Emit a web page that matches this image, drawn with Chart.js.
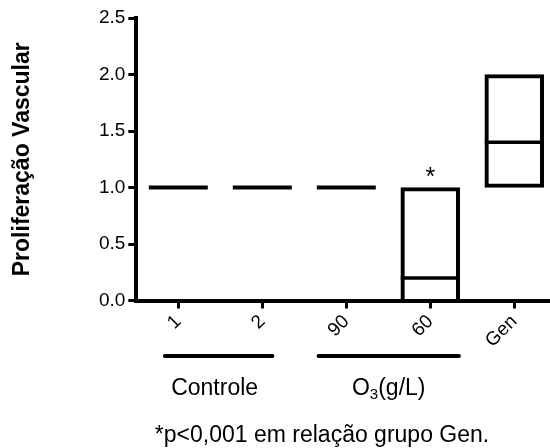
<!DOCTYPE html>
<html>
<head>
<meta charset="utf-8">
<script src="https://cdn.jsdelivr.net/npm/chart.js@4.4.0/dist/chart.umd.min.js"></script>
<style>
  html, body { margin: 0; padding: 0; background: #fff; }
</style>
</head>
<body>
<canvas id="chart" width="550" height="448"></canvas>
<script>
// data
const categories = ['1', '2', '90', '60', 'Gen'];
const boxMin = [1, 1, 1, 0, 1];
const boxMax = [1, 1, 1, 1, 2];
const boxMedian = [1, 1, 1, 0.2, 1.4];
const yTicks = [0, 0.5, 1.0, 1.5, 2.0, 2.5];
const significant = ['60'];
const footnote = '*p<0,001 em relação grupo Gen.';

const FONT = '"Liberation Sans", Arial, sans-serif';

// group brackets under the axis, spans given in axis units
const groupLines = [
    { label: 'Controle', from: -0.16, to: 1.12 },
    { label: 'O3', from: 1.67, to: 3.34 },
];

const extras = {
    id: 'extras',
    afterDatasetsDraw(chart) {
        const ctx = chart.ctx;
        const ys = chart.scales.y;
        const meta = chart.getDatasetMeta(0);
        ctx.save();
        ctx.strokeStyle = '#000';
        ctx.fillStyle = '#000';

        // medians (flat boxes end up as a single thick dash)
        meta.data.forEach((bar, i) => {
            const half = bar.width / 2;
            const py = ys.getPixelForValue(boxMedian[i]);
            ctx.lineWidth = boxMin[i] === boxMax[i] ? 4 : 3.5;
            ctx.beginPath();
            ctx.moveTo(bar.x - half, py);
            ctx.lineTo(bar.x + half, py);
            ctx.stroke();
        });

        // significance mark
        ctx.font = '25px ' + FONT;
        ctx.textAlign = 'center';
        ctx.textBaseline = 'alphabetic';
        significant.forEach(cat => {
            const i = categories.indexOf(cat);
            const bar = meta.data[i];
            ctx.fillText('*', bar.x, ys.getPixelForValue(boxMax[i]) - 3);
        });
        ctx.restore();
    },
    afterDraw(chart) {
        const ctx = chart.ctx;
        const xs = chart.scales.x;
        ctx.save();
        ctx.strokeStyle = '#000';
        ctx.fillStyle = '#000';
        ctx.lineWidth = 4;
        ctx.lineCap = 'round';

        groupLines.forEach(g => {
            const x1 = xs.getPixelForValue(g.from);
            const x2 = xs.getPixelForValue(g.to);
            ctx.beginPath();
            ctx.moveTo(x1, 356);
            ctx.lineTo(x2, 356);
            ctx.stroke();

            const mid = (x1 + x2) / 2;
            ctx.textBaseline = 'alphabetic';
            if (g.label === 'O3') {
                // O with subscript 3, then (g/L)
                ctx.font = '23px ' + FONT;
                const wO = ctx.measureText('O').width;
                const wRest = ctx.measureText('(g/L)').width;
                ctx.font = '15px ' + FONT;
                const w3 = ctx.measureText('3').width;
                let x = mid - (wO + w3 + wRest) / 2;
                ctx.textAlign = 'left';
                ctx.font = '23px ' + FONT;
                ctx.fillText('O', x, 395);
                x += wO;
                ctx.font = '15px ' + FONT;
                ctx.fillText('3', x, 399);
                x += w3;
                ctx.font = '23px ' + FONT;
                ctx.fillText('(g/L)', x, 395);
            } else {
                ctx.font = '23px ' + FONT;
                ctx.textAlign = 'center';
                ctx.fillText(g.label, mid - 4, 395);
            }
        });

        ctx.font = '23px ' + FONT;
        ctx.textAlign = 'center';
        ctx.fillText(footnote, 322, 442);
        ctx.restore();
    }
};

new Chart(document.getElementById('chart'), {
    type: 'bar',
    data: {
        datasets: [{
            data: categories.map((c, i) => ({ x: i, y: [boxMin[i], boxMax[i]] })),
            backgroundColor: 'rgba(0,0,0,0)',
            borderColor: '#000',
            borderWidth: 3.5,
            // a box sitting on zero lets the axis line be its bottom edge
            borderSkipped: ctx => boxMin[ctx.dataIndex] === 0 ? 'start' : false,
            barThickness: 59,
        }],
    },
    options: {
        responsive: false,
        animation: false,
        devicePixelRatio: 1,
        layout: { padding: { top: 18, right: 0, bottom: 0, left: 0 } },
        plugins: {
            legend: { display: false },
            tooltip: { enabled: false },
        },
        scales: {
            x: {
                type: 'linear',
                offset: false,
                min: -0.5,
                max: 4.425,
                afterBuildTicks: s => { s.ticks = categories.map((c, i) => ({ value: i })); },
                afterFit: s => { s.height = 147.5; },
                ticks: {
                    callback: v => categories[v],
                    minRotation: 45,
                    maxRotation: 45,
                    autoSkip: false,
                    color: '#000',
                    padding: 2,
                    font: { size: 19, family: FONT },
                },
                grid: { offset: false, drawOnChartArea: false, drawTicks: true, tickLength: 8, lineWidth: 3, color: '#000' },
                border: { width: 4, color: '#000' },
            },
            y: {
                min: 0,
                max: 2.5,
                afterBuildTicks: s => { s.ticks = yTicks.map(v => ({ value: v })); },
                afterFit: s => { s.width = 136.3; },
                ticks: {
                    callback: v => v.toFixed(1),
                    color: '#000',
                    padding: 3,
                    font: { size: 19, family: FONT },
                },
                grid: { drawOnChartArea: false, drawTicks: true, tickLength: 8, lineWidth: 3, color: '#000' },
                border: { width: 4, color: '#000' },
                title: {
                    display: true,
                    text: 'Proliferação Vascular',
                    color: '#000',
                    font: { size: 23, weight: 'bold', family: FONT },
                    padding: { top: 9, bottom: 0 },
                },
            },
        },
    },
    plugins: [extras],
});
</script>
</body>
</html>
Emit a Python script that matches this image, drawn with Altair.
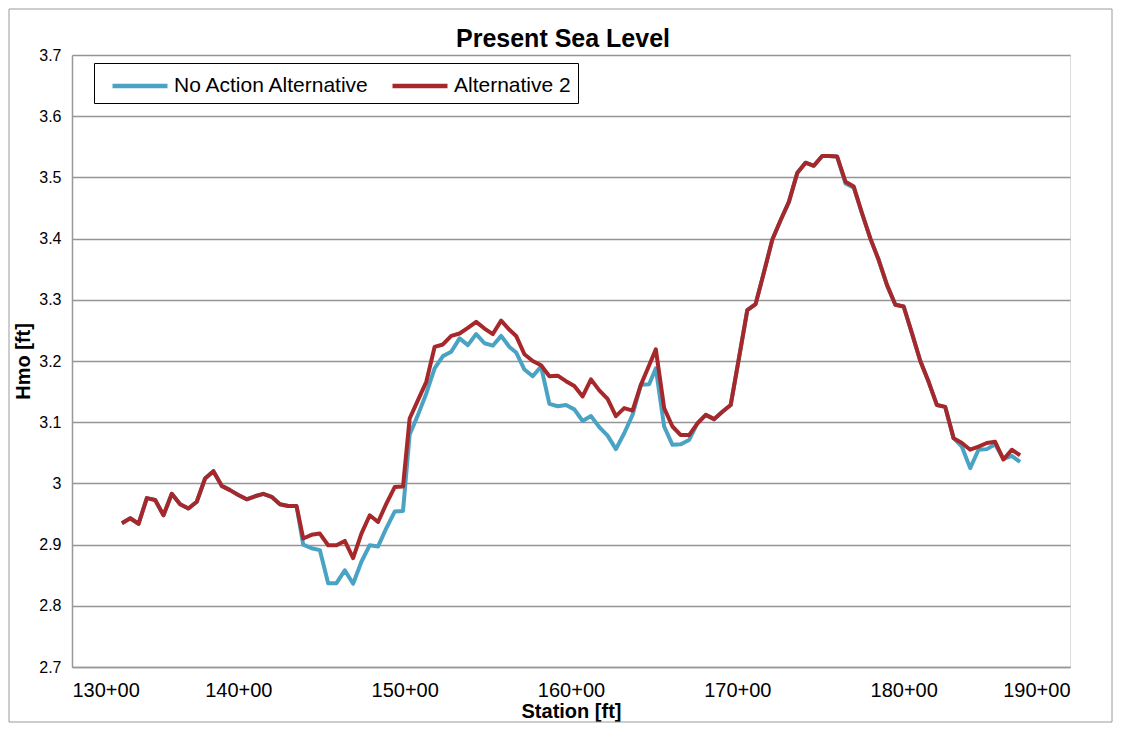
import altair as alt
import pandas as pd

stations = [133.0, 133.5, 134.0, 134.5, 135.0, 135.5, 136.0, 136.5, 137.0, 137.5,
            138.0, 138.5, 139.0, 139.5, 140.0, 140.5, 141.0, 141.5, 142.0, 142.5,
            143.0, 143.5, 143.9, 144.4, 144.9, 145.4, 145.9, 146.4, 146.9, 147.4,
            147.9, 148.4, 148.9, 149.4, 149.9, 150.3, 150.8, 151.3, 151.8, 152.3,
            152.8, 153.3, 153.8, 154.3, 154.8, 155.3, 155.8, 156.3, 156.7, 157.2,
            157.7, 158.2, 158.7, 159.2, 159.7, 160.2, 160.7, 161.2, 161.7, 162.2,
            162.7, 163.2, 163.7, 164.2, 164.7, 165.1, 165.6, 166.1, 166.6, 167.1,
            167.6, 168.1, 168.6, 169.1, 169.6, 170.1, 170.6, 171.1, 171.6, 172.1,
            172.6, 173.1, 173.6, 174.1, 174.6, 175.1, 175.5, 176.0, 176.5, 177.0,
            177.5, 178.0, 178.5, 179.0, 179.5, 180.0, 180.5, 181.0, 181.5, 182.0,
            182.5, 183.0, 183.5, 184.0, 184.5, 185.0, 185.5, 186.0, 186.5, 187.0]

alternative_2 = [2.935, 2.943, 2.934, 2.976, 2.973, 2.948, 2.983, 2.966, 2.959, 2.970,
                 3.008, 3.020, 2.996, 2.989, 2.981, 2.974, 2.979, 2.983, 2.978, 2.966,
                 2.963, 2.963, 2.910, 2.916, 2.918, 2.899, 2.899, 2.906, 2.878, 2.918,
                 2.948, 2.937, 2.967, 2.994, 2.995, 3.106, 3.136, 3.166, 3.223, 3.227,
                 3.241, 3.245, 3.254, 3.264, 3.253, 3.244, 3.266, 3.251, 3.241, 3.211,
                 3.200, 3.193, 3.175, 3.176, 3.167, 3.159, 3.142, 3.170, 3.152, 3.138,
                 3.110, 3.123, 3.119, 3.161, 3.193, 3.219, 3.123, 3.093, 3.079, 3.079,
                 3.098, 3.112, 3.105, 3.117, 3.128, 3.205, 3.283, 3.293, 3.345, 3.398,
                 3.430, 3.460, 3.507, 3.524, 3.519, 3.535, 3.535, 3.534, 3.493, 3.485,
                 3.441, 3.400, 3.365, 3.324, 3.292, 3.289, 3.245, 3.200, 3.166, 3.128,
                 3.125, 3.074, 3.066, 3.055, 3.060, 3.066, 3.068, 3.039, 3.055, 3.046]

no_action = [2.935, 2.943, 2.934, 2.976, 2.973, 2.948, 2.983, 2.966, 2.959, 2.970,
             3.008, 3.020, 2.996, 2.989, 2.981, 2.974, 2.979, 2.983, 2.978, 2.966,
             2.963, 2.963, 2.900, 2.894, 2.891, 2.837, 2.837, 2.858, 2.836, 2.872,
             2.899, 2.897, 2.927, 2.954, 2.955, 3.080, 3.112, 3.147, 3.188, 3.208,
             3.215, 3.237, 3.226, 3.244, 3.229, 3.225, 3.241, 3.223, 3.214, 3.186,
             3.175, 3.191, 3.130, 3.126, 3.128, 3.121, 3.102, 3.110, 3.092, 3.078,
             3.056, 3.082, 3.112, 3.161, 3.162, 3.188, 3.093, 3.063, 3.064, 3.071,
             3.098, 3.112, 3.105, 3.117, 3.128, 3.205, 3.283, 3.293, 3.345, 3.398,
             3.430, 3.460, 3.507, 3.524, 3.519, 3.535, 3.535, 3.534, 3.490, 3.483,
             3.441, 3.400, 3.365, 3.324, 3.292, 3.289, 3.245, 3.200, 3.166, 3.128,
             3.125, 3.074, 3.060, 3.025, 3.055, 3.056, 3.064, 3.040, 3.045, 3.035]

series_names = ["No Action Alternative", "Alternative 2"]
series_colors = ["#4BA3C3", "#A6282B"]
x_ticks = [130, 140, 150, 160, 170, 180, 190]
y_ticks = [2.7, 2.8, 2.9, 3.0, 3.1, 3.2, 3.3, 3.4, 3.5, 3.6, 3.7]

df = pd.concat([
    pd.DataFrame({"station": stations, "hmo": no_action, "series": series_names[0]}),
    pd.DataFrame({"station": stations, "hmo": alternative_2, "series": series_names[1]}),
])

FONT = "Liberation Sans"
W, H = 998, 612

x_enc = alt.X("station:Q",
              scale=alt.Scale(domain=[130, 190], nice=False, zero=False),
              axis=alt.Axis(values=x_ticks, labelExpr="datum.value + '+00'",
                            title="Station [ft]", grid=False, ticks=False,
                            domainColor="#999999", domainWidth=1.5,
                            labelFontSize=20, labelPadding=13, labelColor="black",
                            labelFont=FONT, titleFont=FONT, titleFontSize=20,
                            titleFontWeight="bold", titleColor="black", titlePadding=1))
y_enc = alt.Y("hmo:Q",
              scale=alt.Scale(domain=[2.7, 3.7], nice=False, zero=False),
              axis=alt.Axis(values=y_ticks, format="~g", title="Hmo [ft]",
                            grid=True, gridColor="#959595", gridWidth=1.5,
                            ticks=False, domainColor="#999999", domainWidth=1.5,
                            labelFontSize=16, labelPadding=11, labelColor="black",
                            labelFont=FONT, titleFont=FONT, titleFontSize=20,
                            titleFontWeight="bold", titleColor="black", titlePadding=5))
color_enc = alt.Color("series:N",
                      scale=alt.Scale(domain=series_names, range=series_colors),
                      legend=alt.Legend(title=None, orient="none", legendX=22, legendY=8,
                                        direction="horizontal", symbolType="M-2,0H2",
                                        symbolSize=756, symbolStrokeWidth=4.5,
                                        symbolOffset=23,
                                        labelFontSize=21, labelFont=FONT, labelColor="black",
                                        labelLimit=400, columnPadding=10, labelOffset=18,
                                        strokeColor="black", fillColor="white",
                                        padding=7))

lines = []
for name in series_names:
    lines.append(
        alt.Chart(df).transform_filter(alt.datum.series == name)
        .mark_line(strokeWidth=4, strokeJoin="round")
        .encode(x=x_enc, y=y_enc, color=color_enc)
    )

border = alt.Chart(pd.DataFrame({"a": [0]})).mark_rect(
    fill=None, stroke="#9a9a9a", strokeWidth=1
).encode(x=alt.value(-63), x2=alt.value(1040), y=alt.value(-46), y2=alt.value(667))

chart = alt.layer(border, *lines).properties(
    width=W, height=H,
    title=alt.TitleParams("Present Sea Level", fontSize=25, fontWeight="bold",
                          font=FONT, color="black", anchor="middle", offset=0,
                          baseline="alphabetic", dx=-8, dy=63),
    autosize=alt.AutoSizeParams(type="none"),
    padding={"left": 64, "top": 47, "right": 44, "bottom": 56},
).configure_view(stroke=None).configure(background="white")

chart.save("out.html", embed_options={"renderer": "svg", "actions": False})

◆ **Task prompt**
Start at the line containing "Emit a Python" and stop at the line containing "186.0, 186.5, 187.0]"; transcribe those lines exactly, skipping pictures.

◆ **Reply to the task**
Emit a Python script that matches this image, drawn with Altair.
import altair as alt
import pandas as pd

stations = [133.0, 133.5, 134.0, 134.5, 135.0, 135.5, 136.0, 136.5, 137.0, 137.5,
            138.0, 138.5, 139.0, 139.5, 140.0, 140.5, 141.0, 141.5, 142.0, 142.5,
            143.0, 143.5, 143.9, 144.4, 144.9, 145.4, 145.9, 146.4, 146.9, 147.4,
            147.9, 148.4, 148.9, 149.4, 149.9, 150.3, 150.8, 151.3, 151.8, 152.3,
            152.8, 153.3, 153.8, 154.3, 154.8, 155.3, 155.8, 156.3, 156.7, 157.2,
            157.7, 158.2, 158.7, 159.2, 159.7, 160.2, 160.7, 161.2, 161.7, 162.2,
            162.7, 163.2, 163.7, 164.2, 164.7, 165.1, 165.6, 166.1, 166.6, 167.1,
            167.6, 168.1, 168.6, 169.1, 169.6, 170.1, 170.6, 171.1, 171.6, 172.1,
            172.6, 173.1, 173.6, 174.1, 174.6, 175.1, 175.5, 176.0, 176.5, 177.0,
            177.5, 178.0, 178.5, 179.0, 179.5, 180.0, 180.5, 181.0, 181.5, 182.0,
            182.5, 183.0, 183.5, 184.0, 184.5, 185.0, 185.5, 186.0, 186.5, 187.0]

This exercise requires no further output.